● Data extract
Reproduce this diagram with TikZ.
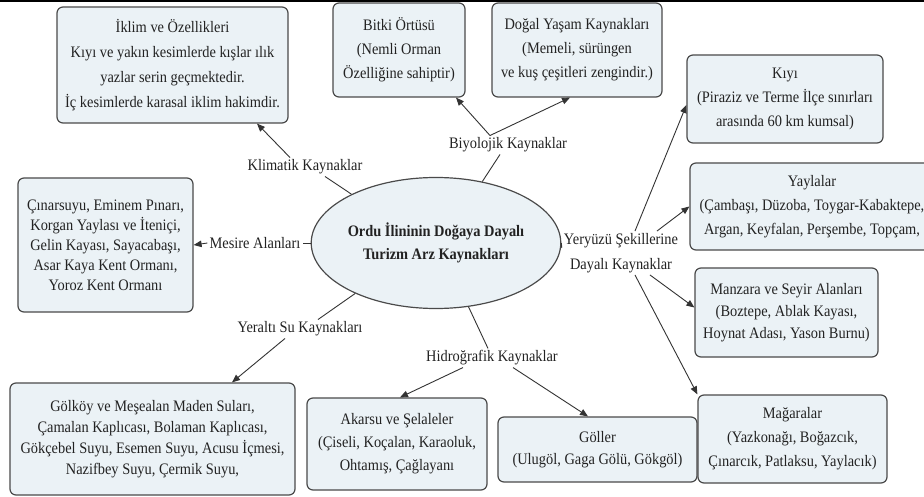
\documentclass[tikz,border=0pt]{standalone}
\usepackage{fontspec}
\setmainfont{Liberation Serif}[FakeStretch=0.9]
\usetikzlibrary{arrows.meta,shapes.geometric}
\definecolor{boxfill}{HTML}{EBF2F6}
\definecolor{boxline}{HTML}{4A4A4A}
\definecolor{txt}{HTML}{222222}
\definecolor{conn}{HTML}{333333}
\begin{document}
\begin{tikzpicture}[x=1pt,y=-1pt,
  box/.style={draw=boxline,line width=1.2pt,fill=boxfill,rounded corners=6pt,
    align=center,inner sep=0pt,text=txt},
  fs/.style={font=\fontsize{16}{#1}\selectfont},
  lbl/.style={inner sep=2pt,text=txt,align=center,font=\fontsize{16}{25}\selectfont},
  ln/.style={draw=conn,line width=0.9pt},
  arr/.style={ln,-{Triangle[length=8pt,width=6.5pt]}}]
\useasboundingbox (0,0) rectangle (924,497);
\fill[white] (0,0) rectangle (924,497);
\clip (0,0) rectangle (924,497);
\coordinate (tl) at (0,1);
\coordinate (tr) at (924,1);
\draw[line width=2pt,black] (tl) -- (tr);

% boxes
\node[box,fs=25,minimum width=231pt,minimum height=116pt] (iklim) at (172.5,65)
  {İklim ve Özellikleri\\Kıyı ve yakın kesimlerde kışlar ılık\\yazlar serin geçmektedir.\\İç kesimlerde karasal iklim hakimdir.};
\node[box,fs=24,minimum width=132pt,minimum height=94pt] (bitki) at (399,50)
  {Bitki Örtüsü\\(Nemli Orman\\Özelliğine sahiptir)};
\node[box,fs=24,minimum width=170pt,minimum height=94pt] (dogal) at (577,50)
  {Doğal Yaşam Kaynakları\\(Memeli, sürüngen\\ve kuş çeşitleri zengindir.)};
\node[box,fs=24,minimum width=196pt,minimum height=88pt] (kiyi) at (785,99)
  {Kıyı\\(Piraziz ve Terme İlçe sınırları\\arasında 60 km kumsal)};
\node[box,fs=24,minimum width=244pt,minimum height=87pt] (yayla) at (812,206.5)
  {Yaylalar\\(Çambaşı, Düzoba, Toygar-Kabaktepe,\\Argan, Keyfalan, Perşembe, Topçam,};
\node[box,fs=22,minimum width=183pt,minimum height=89pt] (manzara) at (786.5,312.5)
  {Manzara ve Seyir Alanları\\(Boztepe, Ablak Kayası,\\Hoynat Adası, Yason Burnu)};
\node[box,fs=24,minimum width=189pt,minimum height=88pt] (magara) at (792.5,439)
  {Mağaralar\\(Yazkonağı, Boğazcık,\\Çınarcık, Patlaksu, Yaylacık)};
\node[box,fs=22,minimum width=199pt,minimum height=65pt] (goller) at (597.5,449.5)
  {Göller\\(Ulugöl, Gaga Gölü, Gökgöl)};
\node[box,fs=23,minimum width=180pt,minimum height=92pt] (akarsu) at (397,444)
  {Akarsu ve Şelaleler\\(Çiseli, Koçalan, Karaoluk,\\Ohtamış, Çağlayanı};
\node[box,fs=21,minimum width=285pt,minimum height=112pt] (golkoy) at (152.5,439)
  {Gölköy ve Meşealan Maden Suları,\\Çamalan Kaplıcası, Bolaman Kaplıcası,\\Gökçebel Suyu, Esemen Suyu, Acusu İçmesi,\\Nazifbey Suyu, Çermik Suyu,};
\node[box,fs=20,minimum width=175pt,minimum height=134pt] (cinar) at (105.5,245)
  {Çınarsuyu, Eminem Pınarı,\\Korgan Yaylası ve İteniçi,\\Gelin Kayası, Sayacabaşı,\\Asar Kaya Kent Ormanı,\\Yoroz Kent Ormanı};

% centre
\node[ellipse,draw=boxline,line width=1.2pt,fill=boxfill,minimum width=207pt,minimum height=131pt,
  inner sep=0pt,align=center,text=txt,font=\bfseries\fontsize{16}{23}\selectfont] (ell) at (436,243)
  {Ordu İlininin Doğaya Dayalı\\Turizm Arz Kaynakları};

% labels
\node[lbl] (klim) at (305,167) {Klimatik Kaynaklar};
\node[lbl] (biyo) at (508,145) {Biyolojik Kaynaklar};
\node[lbl] (mesire) at (255,243) {Mesire Alanları};
\node[lbl] (yer) at (621,253) {Yeryüzü Şekillerine\\Dayalı Kaynaklar};
\node[lbl] (yeralti) at (300,329) {Yeraltı Su Kaynakları};
\node[lbl] (hidro) at (492,358) {Hidroğrafik Kaynaklar};

% connectors
\draw[ln] (ell.150) -- ([xshift=20pt]klim.south);
\draw[arr] ([xshift=-15pt]klim.north) -- ([xshift=84.5pt]iklim.south);

\draw[ln] (ell.53) -- ([xshift=-8pt]biyo.south);
\draw[arr] ([xshift=-18pt]biyo.north) -- ([xshift=57pt]bitki.south);
\draw[arr] ([xshift=-18pt]biyo.north) -- ([xshift=-7pt]dogal.south);

\draw[ln] (ell.west) -- (mesire.east);
\draw[arr] (mesire.west) -- (cinar.east);

\draw[ln] (ell.east) -- ([yshift=5pt]yer.west);
\draw[arr] ([xshift=14pt]yer.north) -- ([yshift=-6pt]kiyi.west);
\draw[arr] ([xshift=36pt]yer.north) -- (yayla.west);
\draw[arr] ([xshift=29pt]yer.south) -- ([yshift=5pt]manzara.west);
\draw[arr] ([xshift=14pt]yer.south) -- (magara.north west);

\draw[ln] (ell.212) -- ([xshift=18pt]yeralti.north);
\draw[arr] ([xshift=-15pt]yeralti.south) -- ([xshift=79.5pt]golkoy.north);

\draw[ln] (ell.-63) -- ([xshift=-4pt]hidro.north);
\draw[arr] ([xshift=-29pt]hidro.south) -- ([xshift=3pt]akarsu.north);
\draw[arr] ([xshift=21pt]hidro.south) -- ([xshift=-9.5pt]goller.north);
\end{tikzpicture}
\end{document}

● Given instruction
Write out an exact copy of the listing, first line through the line containing "width=2pt,black] (tl) -- (tr);", with the pictures left out.

● Finished exercise
Reproduce this diagram with TikZ.
\documentclass[tikz,border=0pt]{standalone}
\usepackage{fontspec}
\setmainfont{Liberation Serif}[FakeStretch=0.9]
\usetikzlibrary{arrows.meta,shapes.geometric}
\definecolor{boxfill}{HTML}{EBF2F6}
\definecolor{boxline}{HTML}{4A4A4A}
\definecolor{txt}{HTML}{222222}
\definecolor{conn}{HTML}{333333}
\begin{document}
\begin{tikzpicture}[x=1pt,y=-1pt,
  box/.style={draw=boxline,line width=1.2pt,fill=boxfill,rounded corners=6pt,
    align=center,inner sep=0pt,text=txt},
  fs/.style={font=\fontsize{16}{#1}\selectfont},
  lbl/.style={inner sep=2pt,text=txt,align=center,font=\fontsize{16}{25}\selectfont},
  ln/.style={draw=conn,line width=0.9pt},
  arr/.style={ln,-{Triangle[length=8pt,width=6.5pt]}}]
\useasboundingbox (0,0) rectangle (924,497);
\fill[white] (0,0) rectangle (924,497);
\clip (0,0) rectangle (924,497);
\coordinate (tl) at (0,1);
\coordinate (tr) at (924,1);
\draw[line width=2pt,black] (tl) -- (tr);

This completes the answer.